Jaksa Agung HM Prasetyo mengatakan belum bisa melakukan penyitaan aset karena sampai sekarang belum menerima salinan putusan MA dari Pengadilan Negeri Jakarta Selatan.
"Banyak pihak yang harus diajak bicara dalam masalah ini, kami akan terus berkoordinasi dengan PN Jaksel yang juga masih menunggu keluarnya salinan putusan MA," ujar Prasetyo di Jakarta, Kamis (13/8/2015).
Kejaksaan berjanji segera menyita aset Soeharto, ahli waris dan Yayasan Supersemar sebesar Rp 4,4 triliun, usai menerima salinan putusan MA. Namun jaksa lebih dulu memverifikasi jumlah aset, nilai dan di mana saja ditempatkan.
Wakil Ketua MA Bidang Nonyudisial, Suwardi, bersama anggota majelis hakim Soltony Mohdally dan Mahdi Soroinda Nasution memutuskan mengabulkan gugatan Kejaksaan Agung terhadap mantan Presiden Soeharto. Vonis diputuskan pada 8 Juli 2015.

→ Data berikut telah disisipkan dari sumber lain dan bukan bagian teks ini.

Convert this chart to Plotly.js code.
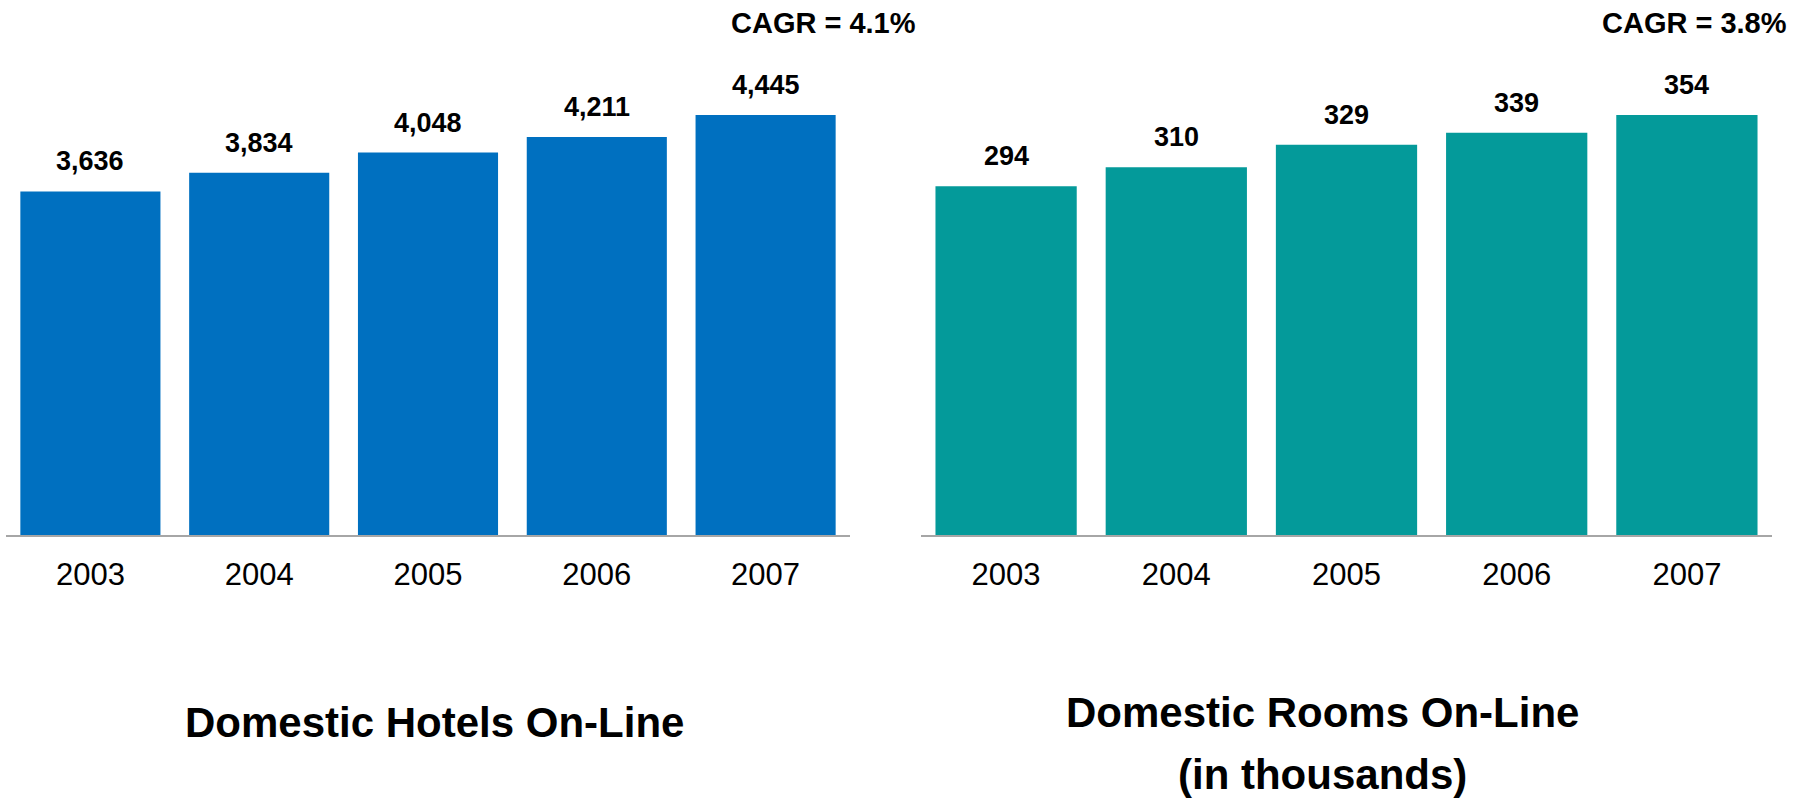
<!DOCTYPE html>
<html>
<head>
<meta charset="utf-8">
<script src="https://cdn.plot.ly/plotly-3.0.1.min.js"></script>
<style>
html,body{margin:0;padding:0;background:#fff;}
#chart{width:1810px;height:799px;}
</style>
</head>
<body>
<div id="chart"></div>
<script>
const years = ['2003', '2004', '2005', '2006', '2007'];
const hotels = [3636, 3834, 4048, 4211, 4445];
const rooms = [294, 310, 329, 339, 354];
const hotelsTitle = 'Domestic Hotels On-Line';
const roomsTitle = 'Domestic Rooms On-Line';
const roomsSubtitle = '(in thousands)';
const hotelsCagr = 'CAGR = 4.1%';
const roomsCagr = 'CAGR = 3.8%';

const FONT = 'Arial, "Liberation Sans", sans-serif';
const BLUE = '#0070c0';
const TEAL = '#049a9a';

const traces = [
  {type: 'bar', x: years, y: hotels, xaxis: 'x', yaxis: 'y',
   marker: {color: BLUE}, hoverinfo: 'x+y'},
  {type: 'bar', x: years, y: rooms, xaxis: 'x2', yaxis: 'y2',
   marker: {color: TEAL}, hoverinfo: 'x+y'}
];

// value labels: positioned on the category axis by category index
function valueLabels(xs, ys, xref, yref) {
  return xs.map((x, i) => ({
    x: i, y: ys[i], xref: xref, yref: yref,
    text: '<b>' + ys[i].toLocaleString('en-US') + '</b>',
    showarrow: false, yanchor: 'middle', yshift: 30,
    font: {family: FONT, size: 27, color: '#000'}
  }));
}

function xaxisOpts(domain, anchor) {
  return {
    type: 'category', categoryarray: years, categoryorder: 'array',
    range: [-0.5, years.length - 0.5], autorange: false,
    domain: domain, anchor: anchor,
    showline: true, linecolor: '#a6a6a6', linewidth: 2,
    showgrid: false, zeroline: false, ticks: '', fixedrange: true,
    tickfont: {family: FONT, size: 31, color: '#000'}, ticklabelstandoff: 11
  };
}

const layout = {
  width: 1810, height: 799,
  margin: {l: 0, r: 0, t: 0, b: 0},
  paper_bgcolor: '#fff', plot_bgcolor: '#fff',
  showlegend: false, bargap: 0.17,
  xaxis: xaxisOpts([6/1810, 850/1810], 'y'),
  xaxis2: xaxisOpts([921/1810, 1772/1810], 'y2'),
  yaxis: {domain: [264/799, 1], range: [0, 5662], autorange: false, visible: false, fixedrange: true, anchor: 'x'},
  yaxis2: {domain: [264/799, 1], range: [0, 451], autorange: false, visible: false, fixedrange: true, anchor: 'x2'},
  annotations: [
    ...valueLabels(years, hotels, 'x', 'y'),
    ...valueLabels(years, rooms, 'x2', 'y2'),
    {xref: 'paper', yref: 'paper', x: 918/1810, y: 1 - 23/799, xanchor: 'right', yanchor: 'middle',
     text: '<b>' + hotelsCagr + '</b>', showarrow: false, font: {family: FONT, size: 29, color: '#000'}},
    {xref: 'paper', yref: 'paper', x: 1789/1810, y: 1 - 23/799, xanchor: 'right', yanchor: 'middle',
     text: '<b>' + roomsCagr + '</b>', showarrow: false, font: {family: FONT, size: 29, color: '#000'}},
    {xref: 'paper', yref: 'paper', x: 434/1810, y: 1 - 722/799, xanchor: 'center', yanchor: 'middle',
     text: '<b>' + hotelsTitle + '</b>', showarrow: false, font: {family: FONT, size: 42, color: '#000'}},
    {xref: 'paper', yref: 'paper', x: 1322/1810, y: 1 - 712/799, xanchor: 'center', yanchor: 'middle',
     text: '<b>' + roomsTitle + '</b>', showarrow: false, font: {family: FONT, size: 42, color: '#000'}},
    {xref: 'paper', yref: 'paper', x: 1322/1810, y: 1 - 774/799, xanchor: 'center', yanchor: 'middle',
     text: '<b>' + roomsSubtitle + '</b>', showarrow: false, font: {family: FONT, size: 42, color: '#000'}}
  ]
};

Plotly.newPlot('chart', traces, layout, {displayModeBar: false, staticPlot: true});
</script>
</body>
</html>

Kasus bermula saat Presiden Soeharto mengeluarkan Peraturan Pemerintah Nomor 15 Tahun 1976 yang menentukan lima dari 50 persen sisa bersih laba bank negara disetor ke Yayasan Supersemar.

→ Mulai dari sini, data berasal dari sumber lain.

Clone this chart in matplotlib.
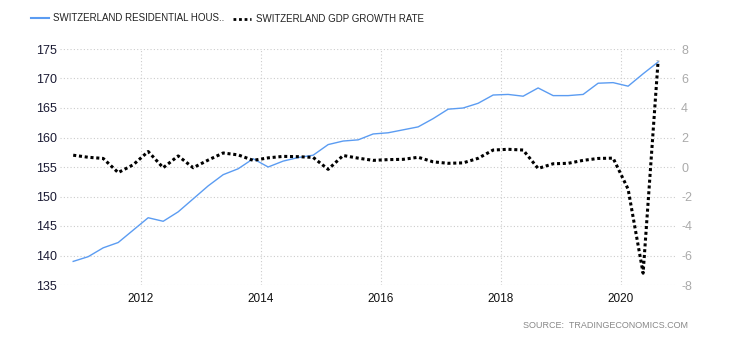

Namun pihak Yayasan Supersemar tidak memenuhi pembayaran kas negara sebesar 5 persen dari total laba yang dihasilkan sesuai ketentuan yang disepakati. Akibatnya negara diperkirakan merugi sebesar 315 juta dolar Amerika dan Rp 139,438 miliar.
Berdasar putusan tersebut, MA mewajibkan Yayasan Supersemar membayar ganti rugi dan denda Rp 4,4 triliun dengan teknis yang akan diatur oleh Pengadilan Negeri Jakarta Selatan sebagai pengadilan tingkat pertama.